Set exercise – Every record below should be written out exactly; pictures stay out.
......
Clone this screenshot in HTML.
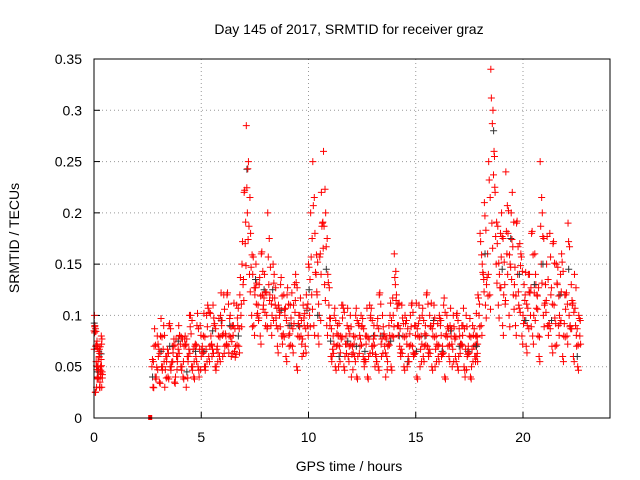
<!DOCTYPE html>
<html><head><meta charset="utf-8"><style>
body{margin:0;background:#fff}
svg{display:block;font-family:"Liberation Sans",sans-serif}
</style></head><body>
<svg id="c" width="640" height="480">
<text x="349" y="34" font-size="14" text-anchor="middle">Day 145 of 2017, SRMTID for receiver graz</text>
<text x="349" y="471" font-size="14" text-anchor="middle">GPS time / hours</text>
<text transform="translate(19,238) rotate(-90)" font-size="14" text-anchor="middle">SRMTID / TECUs</text>
<g id="grid"></g><g id="pts"></g>
<rect x="94" y="59" width="516" height="359" fill="none" stroke="#000"/>
</svg>
<script>
const xTicks=[0,5,10,15,20];
const yTicks=[0,0.05,0.1,0.15,0.2,0.25,0.3,0.35];
const yTickLabels=["0","0.05","0.1","0.15","0.2","0.25","0.3","0.35"];
const segStart=[0,2.7,6.7,10.0,11.0,17.8,20.1];
const segA=[.085,.09,.07,.03,.05,.04,.06,.035,.045,.03];
const segA2=[.1,.025,.055,.075,.04,.065,.03,.05,.08,.045];
const segB=[.05,.07,.04,.06,.08,.05,.03,.06,.09,.05,.07,.04,.06,.08,.05,.07,.03,.06,.1,.05,.07,.09,.04,.06,.08,.05,.11,.07,.06,.09,.05,.08,.1,.06,.07,.12,.08,.06,.09,.07];
const segB2=[.03,.04,.08,.035,.05,.09,.06,.04,.05,.07,.035,.06,.09,.05,.04,.08,.06,.1,.05,.04,.06,.05,.09,.07,.05,.1,.06,.08,.11,.05,.07,.06,.09,.12,.08,.07,.1,.09,.065,.11];
const segC=[.09,.12,.15,.22,.285,.25,.18,.14,.12,.1,.13,.16,.11,.09,.2,.12,.1,.14,.09,.11,.13,.08,.1,.12,.07,.09,.11,.14,.08,.1,.06,.09,.12];
const segC2=[.07,.1,.13,.17,.2,.14,.1,.09,.15,.11,.08,.12,.14,.1,.13,.09,.15,.11,.07,.1,.08,.12,.06,.09,.11,.07,.13,.05,.1,.08,.11,.07,.09];
const segD=[.15,.2,.25,.18,.12,.1,.22,.26,.2,.14];
const segD2=[.1,.12,.09,.14,.08,.16,.19,.13,.09,.11];
const segE=[.09,.06,.1,.07,.05,.08,.11,.06,.09,.07,.04,.08,.1,.06,.07,.09,.05,.08,.06,.1,.07,.05,.09,.12,.06,.08,.04,.07,.1,.08,.16,.12,.09,.06,.08,.1,.05,.07,.11,.06,.09,.08,.05,.1,.07,.12,.06,.09,.08,.05,.07,.1,.06,.11,.08,.07,.09,.05,.08,.1,.06,.07,.09,.04,.06,.08,.05,.07,.06];
const segE2=[.06,.08,.05,.09,.07,.11,.05,.08,.06,.1,.07,.06,.04,.09,.1,.06,.08,.04,.11,.07,.09,.06,.05,.08,.1,.07,.06,.09,.05,.1,.13,.09,.07,.11,.05,.08,.06,.1,.07,.09,.04,.11,.08,.06,.09,.07,.1,.05,.11,.08,.06,.09,.07,.04,.1,.06,.08,.1,.06,.05,.08,.09,.05,.1,.07,.04,.09,.06,.08];
const segF=[.08,.12,.18,.15,.21,.13,.25,.34,.3,.22,.17,.14,.2,.12,.24,.18,.15,.22,.13,.19,.11,.16,.1];
const segF2=[.06,.1,.09,.14,.11,.16,.12,.19,.26,.15,.11,.18,.09,.13,.16,.1,.2,.12,.09,.14,.17,.08,.13];
const segG=[.12,.09,.14,.18,.1,.13,.08,.25,.2,.11,.15,.09,.12,.17,.07,.13,.1,.16,.08,.12,.19,.09,.11,.14,.07,.1];
const segG2=[.07,.14,.1,.08,.16,.12,.06,.15,.1,.13,.09,.18,.07,.11,.15,.09,.14,.06,.12,.08,.1,.13,.06,.09,.05,.08];
const segSteps=[0.04,0.1,0.1,0.1,0.1,0.1,0.1];
const ns="http://www.w3.org/2000/svg";
const X=h=>94+h*21.45, Y=v=>418-v*1025.7;
const grid=document.getElementById('grid'),pts=document.getElementById('pts');
function mk(tag,at,parent){const e=document.createElementNS(ns,tag);for(const k in at)e.setAttribute(k,at[k]);parent.appendChild(e);return e;}
yTicks.forEach((v,i)=>{
 if(i>0&&i<yTicks.length-1){const g=mk('line',{x1:94,x2:610,y1:Y(v),y2:Y(v),stroke:'#999','stroke-dasharray':'1,3'},grid);
 
 }
 const t=mk('line',{x1:94,x2:100,y1:Y(v),y2:Y(v),stroke:'#000'},grid);
 
 
 const l=mk('text',{x:82,y:Y(v)+5,'font-size':14,'text-anchor':'end'},grid);l.textContent=yTickLabels[i];
 
 
});
xTicks.forEach(h=>{
 if(h>0){const g=mk('line',{x1:X(h),x2:X(h),y1:59,y2:418,stroke:'#999','stroke-dasharray':'1,3'},grid);
 
 }
 const t=mk('line',{x1:X(h),x2:X(h),y1:412,y2:418,stroke:'#000'},grid);
 
 
 const l=mk('text',{x:X(h),y:442,'font-size':14,'text-anchor':'middle'},grid);l.textContent=h;
 
 
});
const segs=[[segA,segA2],[segB,segB2],[segC,segC2],[segD,segD2],[segE,segE2],[segF,segF2],[segG,segG2]];
function plus(h,v,col){const x=X(h),y=Y(v);
 const p=mk('path',{d:`M${x-3.5},${y}h7M${x},${y-3.5}v7`,stroke:col,'stroke-width':1,fill:'none'},pts);
 
 }
segs.forEach((s,si)=>{
 const st=segSteps[si],a=s[0],b=s[1];
 a.forEach((v,i)=>plus(segStart[si]+i*st,v,'#f00'));
 b.forEach((v,i)=>plus(segStart[si]+i*st+st/2,v,'#f00'));
 b.forEach((v,i)=>{if(i%4===0)plus(segStart[si]+i*st+st*0.3,(v+a[i])/2,'#333');});
 a.forEach((v,i)=>plus(segStart[si]+i*st+st*0.7,(v*0.8+0.015),'#f00'));
 a.forEach((v,i)=>{const w=b[(i+1)%b.length];plus(segStart[si]+i*st+st*0.25,(v+w)/2+0.012,'#f00');});
 b.forEach((v,i)=>plus(segStart[si]+i*st+st*0.85,v*0.85+0.004,'#f00'));
});
const sq=mk('rect',{x:X(2.62)-2,y:Y(0)-3,width:4,height:5,fill:'#f00'},pts);


</script>
</body></html>
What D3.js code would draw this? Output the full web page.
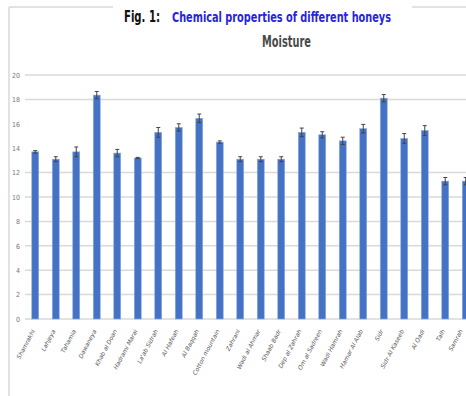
......
Exercise response –
Clone this screenshot in HTML.
<!DOCTYPE html>
<html><head><meta charset="utf-8"><style>
body{margin:0;background:#fff}
svg{display:block;font-family:"Liberation Sans",sans-serif}
</style></head><body>
<svg id="c" width="640" height="480">
<text x="349" y="34" font-size="14" text-anchor="middle">Day 145 of 2017, SRMTID for receiver graz</text>
<text x="349" y="471" font-size="14" text-anchor="middle">GPS time / hours</text>
<text transform="translate(19,238) rotate(-90)" font-size="14" text-anchor="middle">SRMTID / TECUs</text>
<g id="grid"></g><g id="pts"></g>
<rect x="94" y="59" width="516" height="359" fill="none" stroke="#000"/>
</svg>
<script>
const xTicks=[0,5,10,15,20];
const yTicks=[0,0.05,0.1,0.15,0.2,0.25,0.3,0.35];
const yTickLabels=["0","0.05","0.1","0.15","0.2","0.25","0.3","0.35"];
const segStart=[0,2.7,6.7,10.0,11.0,17.8,20.1];
const segA=[.085,.09,.07,.03,.05,.04,.06,.035,.045,.03];
const segA2=[.1,.025,.055,.075,.04,.065,.03,.05,.08,.045];
const segB=[.05,.07,.04,.06,.08,.05,.03,.06,.09,.05,.07,.04,.06,.08,.05,.07,.03,.06,.1,.05,.07,.09,.04,.06,.08,.05,.11,.07,.06,.09,.05,.08,.1,.06,.07,.12,.08,.06,.09,.07];
const segB2=[.03,.04,.08,.035,.05,.09,.06,.04,.05,.07,.035,.06,.09,.05,.04,.08,.06,.1,.05,.04,.06,.05,.09,.07,.05,.1,.06,.08,.11,.05,.07,.06,.09,.12,.08,.07,.1,.09,.065,.11];
const segC=[.09,.12,.15,.22,.285,.25,.18,.14,.12,.1,.13,.16,.11,.09,.2,.12,.1,.14,.09,.11,.13,.08,.1,.12,.07,.09,.11,.14,.08,.1,.06,.09,.12];
const segC2=[.07,.1,.13,.17,.2,.14,.1,.09,.15,.11,.08,.12,.14,.1,.13,.09,.15,.11,.07,.1,.08,.12,.06,.09,.11,.07,.13,.05,.1,.08,.11,.07,.09];
const segD=[.15,.2,.25,.18,.12,.1,.22,.26,.2,.14];
const segD2=[.1,.12,.09,.14,.08,.16,.19,.13,.09,.11];
const segE=[.09,.06,.1,.07,.05,.08,.11,.06,.09,.07,.04,.08,.1,.06,.07,.09,.05,.08,.06,.1,.07,.05,.09,.12,.06,.08,.04,.07,.1,.08,.16,.12,.09,.06,.08,.1,.05,.07,.11,.06,.09,.08,.05,.1,.07,.12,.06,.09,.08,.05,.07,.1,.06,.11,.08,.07,.09,.05,.08,.1,.06,.07,.09,.04,.06,.08,.05,.07,.06];
const segE2=[.06,.08,.05,.09,.07,.11,.05,.08,.06,.1,.07,.06,.04,.09,.1,.06,.08,.04,.11,.07,.09,.06,.05,.08,.1,.07,.06,.09,.05,.1,.13,.09,.07,.11,.05,.08,.06,.1,.07,.09,.04,.11,.08,.06,.09,.07,.1,.05,.11,.08,.06,.09,.07,.04,.1,.06,.08,.1,.06,.05,.08,.09,.05,.1,.07,.04,.09,.06,.08];
const segF=[.08,.12,.18,.15,.21,.13,.25,.34,.3,.22,.17,.14,.2,.12,.24,.18,.15,.22,.13,.19,.11,.16,.1];
const segF2=[.06,.1,.09,.14,.11,.16,.12,.19,.26,.15,.11,.18,.09,.13,.16,.1,.2,.12,.09,.14,.17,.08,.13];
const segG=[.12,.09,.14,.18,.1,.13,.08,.25,.2,.11,.15,.09,.12,.17,.07,.13,.1,.16,.08,.12,.19,.09,.11,.14,.07,.1];
const segG2=[.07,.14,.1,.08,.16,.12,.06,.15,.1,.13,.09,.18,.07,.11,.15,.09,.14,.06,.12,.08,.1,.13,.06,.09,.05,.08];
const segSteps=[0.04,0.1,0.1,0.1,0.1,0.1,0.1];
const ns="http://www.w3.org/2000/svg";
const X=h=>94+h*21.45, Y=v=>418-v*1025.7;
const grid=document.getElementById('grid'),pts=document.getElementById('pts');
function mk(tag,at,parent){const e=document.createElementNS(ns,tag);for(const k in at)e.setAttribute(k,at[k]);parent.appendChild(e);return e;}
yTicks.forEach((v,i)=>{
 if(i>0&&i<yTicks.length-1){const g=mk('line',{x1:94,x2:610,y1:Y(v),y2:Y(v),stroke:'#999','stroke-dasharray':'1,3'},grid);
 
 }
 const t=mk('line',{x1:94,x2:100,y1:Y(v),y2:Y(v),stroke:'#000'},grid);
 
 
 const l=mk('text',{x:82,y:Y(v)+5,'font-size':14,'text-anchor':'end'},grid);l.textContent=yTickLabels[i];
 
 
});
xTicks.forEach(h=>{
 if(h>0){const g=mk('line',{x1:X(h),x2:X(h),y1:59,y2:418,stroke:'#999','stroke-dasharray':'1,3'},grid);
 
 }
 const t=mk('line',{x1:X(h),x2:X(h),y1:412,y2:418,stroke:'#000'},grid);
 
 
 const l=mk('text',{x:X(h),y:442,'font-size':14,'text-anchor':'middle'},grid);l.textContent=h;
 
 
});
const segs=[[segA,segA2],[segB,segB2],[segC,segC2],[segD,segD2],[segE,segE2],[segF,segF2],[segG,segG2]];
function plus(h,v,col){const x=X(h),y=Y(v);
 const p=mk('path',{d:`M${x-3.5},${y}h7M${x},${y-3.5}v7`,stroke:col,'stroke-width':1,fill:'none'},pts);
 
 }
segs.forEach((s,si)=>{
 const st=segSteps[si],a=s[0],b=s[1];
 a.forEach((v,i)=>plus(segStart[si]+i*st,v,'#f00'));
 b.forEach((v,i)=>plus(segStart[si]+i*st+st/2,v,'#f00'));
 b.forEach((v,i)=>{if(i%4===0)plus(segStart[si]+i*st+st*0.3,(v+a[i])/2,'#333');});
 a.forEach((v,i)=>plus(segStart[si]+i*st+st*0.7,(v*0.8+0.015),'#f00'));
 a.forEach((v,i)=>{const w=b[(i+1)%b.length];plus(segStart[si]+i*st+st*0.25,(v+w)/2+0.012,'#f00');});
 b.forEach((v,i)=>plus(segStart[si]+i*st+st*0.85,v*0.85+0.004,'#f00'));
});
const sq=mk('rect',{x:X(2.62)-2,y:Y(0)-3,width:4,height:5,fill:'#f00'},pts);


</script>
</body></html>
What D3.js code would draw this? Output the full web page.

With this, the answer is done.